Did you use BC547 and BC557 transistors or 3904/3906?

What I cannot see is if you wired the Jacks and the Switch correctly. Also a picture fron the ohter side would be helpful to look for bad soldering.


Okay I just got it to work, it was a really simple solder mistake at the gate input I had the wrong lug soldered because I had turned the socket around to solder all the earths together on the sockets....yay it sounds great!... one last question...what does the INV input do, is it a modulation input? thanks for your input on this, nice to know I'm not going crazy and doubting my builds, now I just have to work out how to get my Veils VCA to work, that's ones a mess!
fitzgreyve
matjinks wrote:

one last question...what does the INV input do


Its a negetive going output. ("norm" is the positive going output)
bobsynth
Hi,

Just so you know, the 5 pins for the pots, allow 9mm ones using the 3 inner holes and 16mm ones use the two outer and centre holes. The two outer holes are connected together.

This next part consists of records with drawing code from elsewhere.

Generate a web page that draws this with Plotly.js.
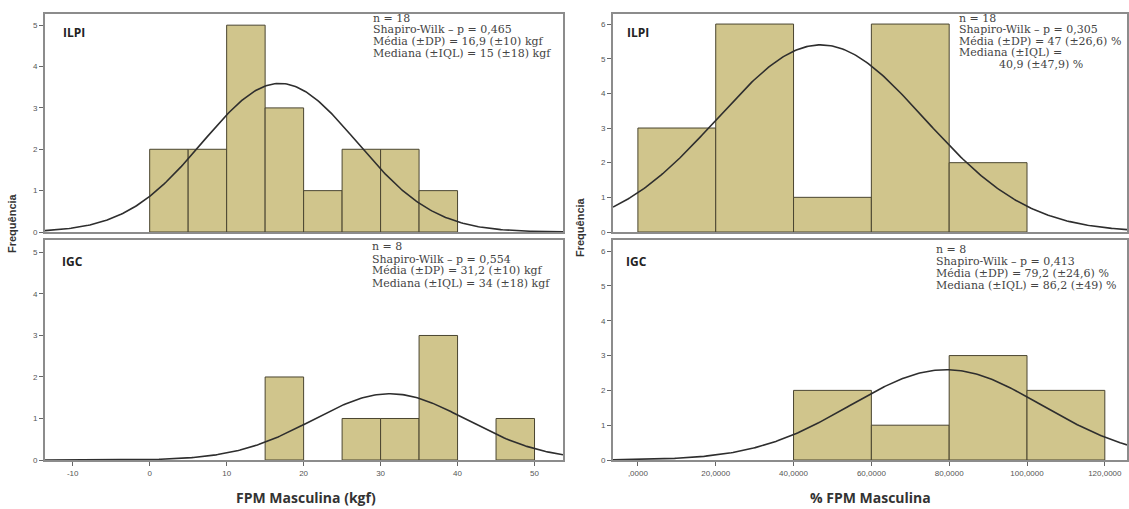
<!DOCTYPE html>
<html>
<head>
<meta charset="utf-8">
<script src="https://cdn.plot.ly/plotly-3.0.1.min.js"></script>
<style>html,body{margin:0;padding:0;background:#fff;}#chart{width:1129px;height:509px;}</style>
</head>
<body>
<div id="chart"></div>
<script>
// ---- Data ----
const binWidthKgf = 5;
const binStartsKgfILPI = [0, 5, 10, 15, 20, 25, 30, 35];
const countsKgfILPI = [2, 2, 5, 3, 1, 2, 2, 1];
const binStartsKgfIGC = [15, 25, 30, 35, 45];
const countsKgfIGC = [2, 1, 1, 3, 1];

const binWidthPct = 20;
const binStartsPctILPI = [0, 20, 40, 60, 80];
const countsPctILPI = [3, 6, 1, 6, 2];
const binStartsPctIGC = [40, 60, 80, 100];
const countsPctIGC = [2, 1, 3, 2];

// fitted normal parameters (n, mean, SD) shown in each panel
const statsKgfILPI = {n: 18, mean: 16.9, sd: 10};
const statsKgfIGC = {n: 8, mean: 31.2, sd: 10};
const statsPctILPI = {n: 18, mean: 47, sd: 26.6};
const statsPctIGC = {n: 8, mean: 79.2, sd: 24.6};

const kgfTickVals = [-10, 0, 10, 20, 30, 40, 50];
const kgfTickText = ['-10', '0', '10', '20', '30', '40', '50'];
const pctTickVals = [0, 20, 40, 60, 80, 100, 120];
const pctTickText = [',0000', '20,0000', '40,0000', '60,0000', '80,0000', '100,0000', '120,0000'];

const linesKgfILPI = ['n = 18', 'Shapiro-Wilk – p = 0,465', 'Média (±DP) = 16,9 (±10) kgf', 'Mediana (±IQL) = 15 (±18) kgf'];
const linesKgfIGC = ['n = 8', 'Shapiro-Wilk – p = 0,554', 'Média (±DP) = 31,2 (±10) kgf', 'Mediana (±IQL) = 34 (±18) kgf'];
const linesPctILPI = ['n = 18', 'Shapiro-Wilk – p = 0,305', 'Média (±DP) = 47 (±26,6) %', 'Mediana (±IQL) =', '40,9 (±47,9) %'];
const linesPctIGC = ['n = 8', 'Shapiro-Wilk – p = 0,413', 'Média (±DP) = 79,2 (±24,6) %', 'Mediana (±IQL) = 86,2 (±49) %'];

// ---- Styling ----
const W = 1129, H = 509;
const barColor = '#d0c58c';
const barLine = '#4a4530';
const frameColor = '#8c8c8c';
const kgfRange = [-13.6, 53.7];
const pctRange = [-6.4, 125.7];

function barTrace(starts, counts, bw, xa, ya) {
  return {
    type: 'bar', x: starts.map(s => s + bw / 2), y: counts, width: bw,
    marker: {color: barColor, line: {color: barLine, width: 1}},
    xaxis: xa, yaxis: ya, hoverinfo: 'x+y', showlegend: false
  };
}
function curveTrace(st, bw, range, xa, ya) {
  const xs = [], ys = [];
  const N = 300;
  for (let i = 0; i <= N; i++) {
    const x = range[0] + (range[1] - range[0]) * i / N;
    const z = (x - st.mean) / st.sd;
    xs.push(x);
    ys.push(st.n * bw * Math.exp(-0.5 * z * z) / (st.sd * Math.sqrt(2 * Math.PI)));
  }
  return {type: 'scatter', mode: 'lines', x: xs, y: ys, line: {color: '#2e2e2e', width: 1.6},
    xaxis: xa, yaxis: ya, hoverinfo: 'skip', showlegend: false};
}

const traces = [
  barTrace(binStartsKgfILPI, countsKgfILPI, binWidthKgf, 'x', 'y'),
  curveTrace(statsKgfILPI, binWidthKgf, kgfRange, 'x', 'y'),
  barTrace(binStartsKgfIGC, countsKgfIGC, binWidthKgf, 'x2', 'y2'),
  curveTrace(statsKgfIGC, binWidthKgf, kgfRange, 'x2', 'y2'),
  barTrace(binStartsPctILPI, countsPctILPI, binWidthPct, 'x3', 'y3'),
  curveTrace(statsPctILPI, binWidthPct, pctRange, 'x3', 'y3'),
  barTrace(binStartsPctIGC, countsPctIGC, binWidthPct, 'x4', 'y4'),
  curveTrace(statsPctIGC, binWidthPct, pctRange, 'x4', 'y4')
];

const px = v => v / W;
const py = v => (H - v) / H;
const tickFont = {family: 'Liberation Sans, Arial, sans-serif', size: 8, color: '#555'};

function xAxis(domain, range, anchor, vals, text, show) {
  return {domain: domain, range: range, anchor: anchor, showgrid: false, zeroline: false,
    showline: true, mirror: true, linecolor: frameColor, linewidth: 2,
    ticks: show ? 'outside' : '', ticklen: 4, tickcolor: '#666', tickwidth: 1,
    tickvals: vals, ticktext: text, showticklabels: show, tickfont: tickFont, fixedrange: true};
}
function yAxis(domain, range, anchor, maxTick) {
  const vals = [];
  for (let i = 0; i <= maxTick; i++) vals.push(i);
  return {domain: domain, range: range, anchor: anchor, showgrid: false, zeroline: false,
    showline: true, mirror: true, linecolor: frameColor, linewidth: 2,
    ticks: 'outside', ticklen: 4, tickcolor: '#666', tickwidth: 1,
    tickvals: vals, tickfont: tickFont, fixedrange: true};
}

const lDom = [px(45), px(563)];
const rDom = [px(613), px(1127)];
const topDom = [py(232), py(14)];
const botDom = [py(460), py(240)];

const statFont = {family: 'DejaVu Serif, serif', size: 11, color: '#444'};
const panelFont = {family: 'Open Sans, Arial, sans-serif', size: 12, color: '#222', weight: 'bold'};
const xTitleFont = {family: 'Open Sans, Arial, sans-serif', size: 14, color: '#333', weight: 'bold'};
const yTitleFont = {family: 'Liberation Sans, Arial, sans-serif', size: 11, color: '#333', weight: 'bold'};

function note(text, x, y, font) {
  return {xref: 'paper', yref: 'paper', x: px(x), y: py(y), xanchor: 'left', yanchor: 'middle',
    align: 'left', showarrow: false, text: text, font: font};
}
function statBlock(lines, x, y0, step, indents) {
  return lines.map((t, i) => note(t, x + ((indents && indents[i]) || 0), y0 + i * step, statFont));
}

const annotations = [].concat(
  statBlock(linesKgfILPI, 371, 18, 11.7),
  statBlock(linesKgfIGC, 370, 247, 12),
  statBlock(linesPctILPI, 957, 18, 11.5, [0, 0, 0, 0, 40]),
  statBlock(linesPctIGC, 934, 249, 12),
  [
    note('ILPI', 61, 33, panelFont),
    note('IGC', 60, 262, panelFont),
    note('ILPI', 625, 33, panelFont),
    note('IGC', 624, 262, panelFont),
    {xref: 'paper', yref: 'paper', x: px(12), y: py(223), text: 'Frequência', showarrow: false,
      textangle: -90, font: yTitleFont, xanchor: 'center', yanchor: 'middle'},
    {xref: 'paper', yref: 'paper', x: px(580), y: py(227), text: 'Frequência', showarrow: false,
      textangle: -90, font: yTitleFont, xanchor: 'center', yanchor: 'middle'},
    {xref: 'paper', yref: 'paper', x: px(306), y: py(497), text: 'FPM Masculina (kgf)', showarrow: false,
      font: xTitleFont, xanchor: 'center', yanchor: 'middle'},
    {xref: 'paper', yref: 'paper', x: px(870), y: py(497), text: '% FPM Masculina', showarrow: false,
      font: xTitleFont, xanchor: 'center', yanchor: 'middle'}
  ]
);

const layout = {
  width: W, height: H, margin: {l: 0, r: 0, t: 0, b: 0},
  paper_bgcolor: '#fff', plot_bgcolor: '#fff', bargap: 0, barmode: 'overlay', showlegend: false,
  xaxis: xAxis(lDom, kgfRange, 'y', kgfTickVals, kgfTickText, false),
  yaxis: yAxis(topDom, [0, 5.27], 'x', 5),
  xaxis2: xAxis(lDom, kgfRange, 'y2', kgfTickVals, kgfTickText, true),
  yaxis2: yAxis(botDom, [0, 5.3], 'x2', 5),
  xaxis3: xAxis(rDom, pctRange, 'y3', pctTickVals, pctTickText, false),
  yaxis3: yAxis(topDom, [0, 6.29], 'x3', 6),
  xaxis4: xAxis(rDom, pctRange, 'y4', pctTickVals, pctTickText, true),
  yaxis4: yAxis(botDom, [0, 6.32], 'x4', 6),
  annotations: annotations
};

Plotly.newPlot('chart', traces, layout, {displayModeBar: false, staticPlot: true});
</script>
</body>
</html>
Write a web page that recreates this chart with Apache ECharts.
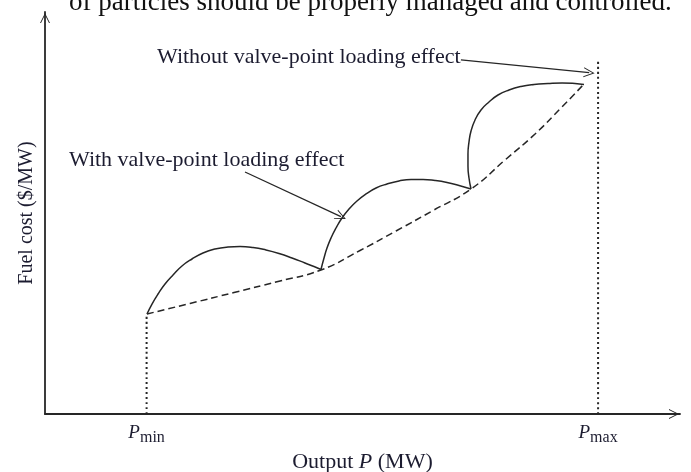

Would have caused a problem if you connected the case of the pot to either of them unless it was a 0V connection.

The case of the pot is grounded through the metal front panel and 3.5mm jack grounds.

Glad to hear you have it working, built a couple here.

Bob
matjinks
bobsynth wrote:
Hi,

Just so you know, the 5 pins for the pots, allow 9mm ones using the 3 inner holes and 16mm ones use the two outer and centre holes. The two outer holes are connected together.

Would have caused a problem if you connected the case of the pot to either of them unless it was a 0V connection.

The case of the pot is grounded through the metal front panel and 3.5mm jack grounds.

Glad to hear you have it working, built a couple here.

Bob


Ahhh I see thanks Bob, when you say the two outer holes are connected together, should I connect those then if I am using 9mm pots with this 5 hole pcb?
bobsynth
Hi,

No need to connect the outer two holes, they are already connected on the PCB.

The PCB is designed to take either 9mm or 16mm pots, the two sizes have different pin spacing.

A few of the Frequency Central PCBs have this layout giving the builder the option to use the size pots they can get hold of.